_Exercise:_
Below is a listing; copy all of it exactly.

START Information shown

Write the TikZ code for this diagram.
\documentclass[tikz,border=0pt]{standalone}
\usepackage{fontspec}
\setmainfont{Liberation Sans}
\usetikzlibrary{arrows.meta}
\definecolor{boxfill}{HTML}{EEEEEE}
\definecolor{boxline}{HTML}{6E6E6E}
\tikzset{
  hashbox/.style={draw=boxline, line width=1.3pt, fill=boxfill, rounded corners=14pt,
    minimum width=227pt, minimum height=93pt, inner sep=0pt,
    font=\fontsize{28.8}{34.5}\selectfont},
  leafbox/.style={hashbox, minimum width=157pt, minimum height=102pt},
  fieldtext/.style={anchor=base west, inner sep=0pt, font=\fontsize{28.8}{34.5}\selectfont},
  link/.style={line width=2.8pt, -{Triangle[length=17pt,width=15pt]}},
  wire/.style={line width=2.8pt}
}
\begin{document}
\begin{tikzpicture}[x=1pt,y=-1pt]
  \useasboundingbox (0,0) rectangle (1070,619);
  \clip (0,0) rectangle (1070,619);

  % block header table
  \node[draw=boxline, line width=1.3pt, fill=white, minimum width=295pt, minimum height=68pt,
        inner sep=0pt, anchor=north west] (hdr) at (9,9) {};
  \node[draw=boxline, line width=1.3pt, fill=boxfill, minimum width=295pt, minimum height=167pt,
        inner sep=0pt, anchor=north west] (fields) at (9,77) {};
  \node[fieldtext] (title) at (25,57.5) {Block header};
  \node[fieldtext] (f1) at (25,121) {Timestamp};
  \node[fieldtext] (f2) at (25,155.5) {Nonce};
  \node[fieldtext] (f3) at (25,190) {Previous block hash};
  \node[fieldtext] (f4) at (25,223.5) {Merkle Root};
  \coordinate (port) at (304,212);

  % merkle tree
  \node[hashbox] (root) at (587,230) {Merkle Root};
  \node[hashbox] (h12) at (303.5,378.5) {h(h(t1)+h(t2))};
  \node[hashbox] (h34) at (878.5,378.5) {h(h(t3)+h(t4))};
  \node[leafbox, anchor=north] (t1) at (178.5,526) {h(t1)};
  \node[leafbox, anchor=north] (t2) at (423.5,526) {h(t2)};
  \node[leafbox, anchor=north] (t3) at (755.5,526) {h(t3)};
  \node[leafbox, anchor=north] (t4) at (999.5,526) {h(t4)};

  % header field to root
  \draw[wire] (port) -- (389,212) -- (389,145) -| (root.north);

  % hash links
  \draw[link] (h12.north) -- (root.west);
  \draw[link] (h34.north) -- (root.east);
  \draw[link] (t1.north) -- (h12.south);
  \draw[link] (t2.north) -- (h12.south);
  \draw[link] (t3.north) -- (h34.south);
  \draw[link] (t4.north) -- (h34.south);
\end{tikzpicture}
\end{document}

END Information shown

_Result below:_
Write the TikZ code for this diagram.
\documentclass[tikz,border=0pt]{standalone}
\usepackage{fontspec}
\setmainfont{Liberation Sans}
\usetikzlibrary{arrows.meta}
\definecolor{boxfill}{HTML}{EEEEEE}
\definecolor{boxline}{HTML}{6E6E6E}
\tikzset{
  hashbox/.style={draw=boxline, line width=1.3pt, fill=boxfill, rounded corners=14pt,
    minimum width=227pt, minimum height=93pt, inner sep=0pt,
    font=\fontsize{28.8}{34.5}\selectfont},
  leafbox/.style={hashbox, minimum width=157pt, minimum height=102pt},
  fieldtext/.style={anchor=base west, inner sep=0pt, font=\fontsize{28.8}{34.5}\selectfont},
  link/.style={line width=2.8pt, -{Triangle[length=17pt,width=15pt]}},
  wire/.style={line width=2.8pt}
}
\begin{document}
\begin{tikzpicture}[x=1pt,y=-1pt]
  \useasboundingbox (0,0) rectangle (1070,619);
  \clip (0,0) rectangle (1070,619);

  % block header table
  \node[draw=boxline, line width=1.3pt, fill=white, minimum width=295pt, minimum height=68pt,
        inner sep=0pt, anchor=north west] (hdr) at (9,9) {};
  \node[draw=boxline, line width=1.3pt, fill=boxfill, minimum width=295pt, minimum height=167pt,
        inner sep=0pt, anchor=north west] (fields) at (9,77) {};
  \node[fieldtext] (title) at (25,57.5) {Block header};
  \node[fieldtext] (f1) at (25,121) {Timestamp};
  \node[fieldtext] (f2) at (25,155.5) {Nonce};
  \node[fieldtext] (f3) at (25,190) {Previous block hash};
  \node[fieldtext] (f4) at (25,223.5) {Merkle Root};
  \coordinate (port) at (304,212);

  % merkle tree
  \node[hashbox] (root) at (587,230) {Merkle Root};
  \node[hashbox] (h12) at (303.5,378.5) {h(h(t1)+h(t2))};
  \node[hashbox] (h34) at (878.5,378.5) {h(h(t3)+h(t4))};
  \node[leafbox, anchor=north] (t1) at (178.5,526) {h(t1)};
  \node[leafbox, anchor=north] (t2) at (423.5,526) {h(t2)};
  \node[leafbox, anchor=north] (t3) at (755.5,526) {h(t3)};
  \node[leafbox, anchor=north] (t4) at (999.5,526) {h(t4)};

  % header field to root
  \draw[wire] (port) -- (389,212) -- (389,145) -| (root.north);

  % hash links
  \draw[link] (h12.north) -- (root.west);
  \draw[link] (h34.north) -- (root.east);
  \draw[link] (t1.north) -- (h12.south);
  \draw[link] (t2.north) -- (h12.south);
  \draw[link] (t3.north) -- (h34.south);
  \draw[link] (t4.north) -- (h34.south);
\end{tikzpicture}
\end{document}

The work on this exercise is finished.